I think it would be fine for your quilts, and if you don't want to sew over 4 or 5 thousand stitches per minute you don't have to worry about it :)

Maybe go read your owners book here and see if it sounds like something you would really use for that or not. But I think you might.

http://www.cuttersexchange.com/IPinstManuals/96-80_100.pdf

I think just the way it would "feel" to sew on it, probably depends a whole lot on just on what motor they got under it, and that probably would be a large part of it. Just since kind of separate from the machine even. And your control of something in that way is a lot of it, each time.

Not ment to be hauled around, while even sitting in that table though. But you could just take the belt off, and lift it out in a few moments if you wanted to.

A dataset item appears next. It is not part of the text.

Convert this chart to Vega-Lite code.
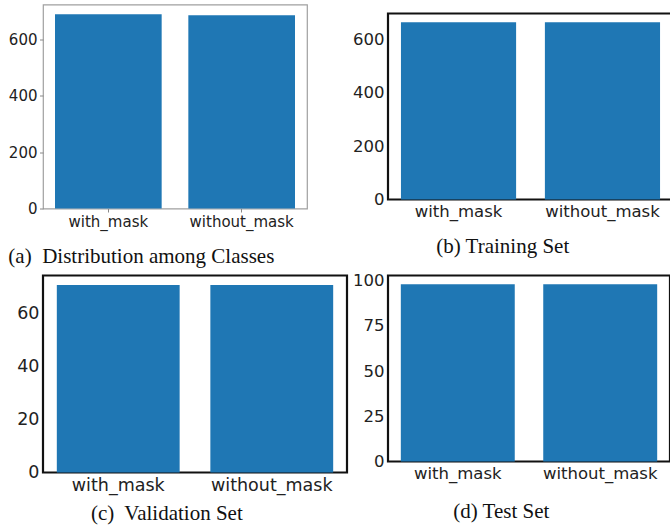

I think most places you can rent a pick up truck for like $19 to $29 per day plus deposit. The machine head would go in the front of the cab of that truck with you if driving (if you wanted to) and the table would just go in the back of the pick up even. Both things tied down though if driving on the freeway or very far would probably be a good idea though. If you did not want to more "walk" the table up some boards placed from ground to downed tail gate, then it might take two people to grip it, just the table part of it, and get it as high as the truck bed, and into there, but maybe not. If you want it, go for it, test drive first though, with a quilt sandwich test piece, as I think that is the only way you could tell if you liked the way it "felt" to you or not.

You can't drop your feed dogs. But I think maybe not a real big issue either, as I find I actually can free motion sew about as good with feed dogs up or down on any machine actually. I might want to put my stitch length at such a place though, so my feed dogs move the very least while doing that.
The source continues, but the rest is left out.